Kenya Pipeline Co. Mulls Storage-Leasing Plan for Idled Refineryby and
KPC invites advisers to help it decide on strategy for assets
State-held company also studies building LPG import facilities
State-owned Kenya Pipeline Co. said it’s considering leasing out storage tanks at the country’s only oil refinery, and isn’t currently looking at restarting fuel-processing at the idled plant that was acquired by the government this year.
KPC has invited bids from advisers to help it decide how best to use the refinery’s assets, which Kenya bought from India’s Essar Oil Ltd. in April. Options for the assets, now held by state-owned Kenya Petroleum Refinery Ltd., also include building import facilities for liquefied petroleum gas and other products, according to the pipeline company.

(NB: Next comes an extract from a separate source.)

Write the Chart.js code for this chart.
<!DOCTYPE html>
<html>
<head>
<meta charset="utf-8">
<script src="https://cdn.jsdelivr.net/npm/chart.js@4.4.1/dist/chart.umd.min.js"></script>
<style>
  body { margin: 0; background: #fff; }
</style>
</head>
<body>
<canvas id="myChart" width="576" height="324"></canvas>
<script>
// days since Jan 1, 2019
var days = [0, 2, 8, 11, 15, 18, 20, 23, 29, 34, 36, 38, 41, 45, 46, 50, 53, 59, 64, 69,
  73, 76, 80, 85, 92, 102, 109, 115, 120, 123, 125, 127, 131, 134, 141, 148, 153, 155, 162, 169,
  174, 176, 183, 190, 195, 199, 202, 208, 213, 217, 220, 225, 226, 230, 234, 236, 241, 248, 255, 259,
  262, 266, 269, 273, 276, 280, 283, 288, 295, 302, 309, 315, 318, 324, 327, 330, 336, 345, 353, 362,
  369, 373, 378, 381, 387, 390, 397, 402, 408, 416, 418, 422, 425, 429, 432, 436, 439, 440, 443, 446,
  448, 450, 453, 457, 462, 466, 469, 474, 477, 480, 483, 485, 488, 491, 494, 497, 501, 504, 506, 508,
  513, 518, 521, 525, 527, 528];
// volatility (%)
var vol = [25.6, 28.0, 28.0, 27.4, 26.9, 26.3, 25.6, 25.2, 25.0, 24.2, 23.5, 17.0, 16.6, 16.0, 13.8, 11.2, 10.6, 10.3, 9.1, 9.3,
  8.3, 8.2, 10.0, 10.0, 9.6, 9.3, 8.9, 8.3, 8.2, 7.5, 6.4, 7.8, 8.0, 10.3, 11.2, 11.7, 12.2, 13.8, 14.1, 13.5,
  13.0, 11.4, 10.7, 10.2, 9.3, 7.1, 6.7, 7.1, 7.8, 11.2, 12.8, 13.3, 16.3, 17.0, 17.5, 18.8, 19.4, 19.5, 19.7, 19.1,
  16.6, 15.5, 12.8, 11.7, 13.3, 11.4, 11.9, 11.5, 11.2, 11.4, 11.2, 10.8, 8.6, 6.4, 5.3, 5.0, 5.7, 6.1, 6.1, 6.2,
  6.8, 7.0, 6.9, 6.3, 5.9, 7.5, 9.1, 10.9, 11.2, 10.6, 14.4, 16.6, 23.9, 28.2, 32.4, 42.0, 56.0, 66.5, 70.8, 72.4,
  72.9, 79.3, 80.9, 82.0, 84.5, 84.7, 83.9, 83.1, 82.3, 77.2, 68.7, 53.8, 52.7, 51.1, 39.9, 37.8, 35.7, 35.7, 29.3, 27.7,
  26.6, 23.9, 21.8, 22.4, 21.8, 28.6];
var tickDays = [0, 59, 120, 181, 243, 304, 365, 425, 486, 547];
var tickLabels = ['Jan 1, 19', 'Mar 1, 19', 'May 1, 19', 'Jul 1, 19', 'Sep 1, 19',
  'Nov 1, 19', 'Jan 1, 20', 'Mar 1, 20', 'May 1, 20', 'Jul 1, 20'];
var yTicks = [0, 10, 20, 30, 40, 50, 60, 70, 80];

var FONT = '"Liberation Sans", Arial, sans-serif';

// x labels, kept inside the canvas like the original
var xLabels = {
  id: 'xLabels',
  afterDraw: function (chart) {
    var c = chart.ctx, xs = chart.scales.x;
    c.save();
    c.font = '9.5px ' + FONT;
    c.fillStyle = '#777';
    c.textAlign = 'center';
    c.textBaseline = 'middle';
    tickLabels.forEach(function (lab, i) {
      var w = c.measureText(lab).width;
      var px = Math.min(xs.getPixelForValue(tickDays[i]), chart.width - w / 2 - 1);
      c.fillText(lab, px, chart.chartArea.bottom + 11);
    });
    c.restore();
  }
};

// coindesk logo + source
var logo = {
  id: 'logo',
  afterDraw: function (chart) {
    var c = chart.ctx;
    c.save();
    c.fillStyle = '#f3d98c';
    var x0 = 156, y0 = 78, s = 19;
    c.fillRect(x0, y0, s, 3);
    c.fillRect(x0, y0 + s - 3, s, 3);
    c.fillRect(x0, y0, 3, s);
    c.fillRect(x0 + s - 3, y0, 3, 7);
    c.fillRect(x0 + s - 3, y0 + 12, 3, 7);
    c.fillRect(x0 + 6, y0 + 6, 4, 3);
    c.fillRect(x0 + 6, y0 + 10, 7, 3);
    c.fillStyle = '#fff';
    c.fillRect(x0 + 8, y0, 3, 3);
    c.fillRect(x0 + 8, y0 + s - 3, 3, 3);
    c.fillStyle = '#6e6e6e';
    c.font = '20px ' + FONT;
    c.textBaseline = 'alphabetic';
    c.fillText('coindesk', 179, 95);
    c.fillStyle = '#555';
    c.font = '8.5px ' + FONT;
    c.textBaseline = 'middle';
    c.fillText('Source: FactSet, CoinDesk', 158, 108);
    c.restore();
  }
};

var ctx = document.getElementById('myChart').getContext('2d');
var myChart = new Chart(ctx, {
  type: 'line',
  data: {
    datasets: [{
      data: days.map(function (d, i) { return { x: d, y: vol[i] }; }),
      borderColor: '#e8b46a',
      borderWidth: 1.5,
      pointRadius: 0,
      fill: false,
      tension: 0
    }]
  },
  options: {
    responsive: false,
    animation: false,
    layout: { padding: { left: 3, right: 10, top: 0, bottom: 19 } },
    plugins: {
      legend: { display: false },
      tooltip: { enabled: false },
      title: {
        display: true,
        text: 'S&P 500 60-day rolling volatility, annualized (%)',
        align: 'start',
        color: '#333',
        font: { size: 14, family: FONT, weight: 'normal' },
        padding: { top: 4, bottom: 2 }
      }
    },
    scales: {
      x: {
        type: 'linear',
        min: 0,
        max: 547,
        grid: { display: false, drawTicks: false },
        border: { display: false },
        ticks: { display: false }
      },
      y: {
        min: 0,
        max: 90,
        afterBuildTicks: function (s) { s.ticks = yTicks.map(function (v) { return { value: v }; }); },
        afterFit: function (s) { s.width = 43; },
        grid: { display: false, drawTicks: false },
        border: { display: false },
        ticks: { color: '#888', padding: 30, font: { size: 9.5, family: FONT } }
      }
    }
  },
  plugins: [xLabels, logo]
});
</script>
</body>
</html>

“KPC is looking for options on how to utilize the assets," Chairman John Ngumi said in a phone interview.
The 80,000-barrel-a-day Mombasa refinery, previously a joint venture between the government and Essar, hasn’t processed crude since it was converted to an oil-storage facility in 2013. Kenyan Treasury Secretary Henry Rotich said in April the East African nation agreed to pay Essar about 500 million shillings ($4.93 million) to assume full ownership of the plant.
KPC, which operates a 1,220-kilometer (760-mile) domestic pipeline network, said in March it planned to “diversify into other oil and gas business ventures in various countries within the East and Central African region.” The company said July 5 that it’s considering selling Eurobonds in 2017 or 2018 to finance projects.
KPC has a longstanding policy to expand storage capacity and replace fuels like charcoal and firewood with LPG, Ngumi said. He also said any move to restart production at the refinery would be a decision for the government, which would have to look for “someone who is able to get the refinery going.”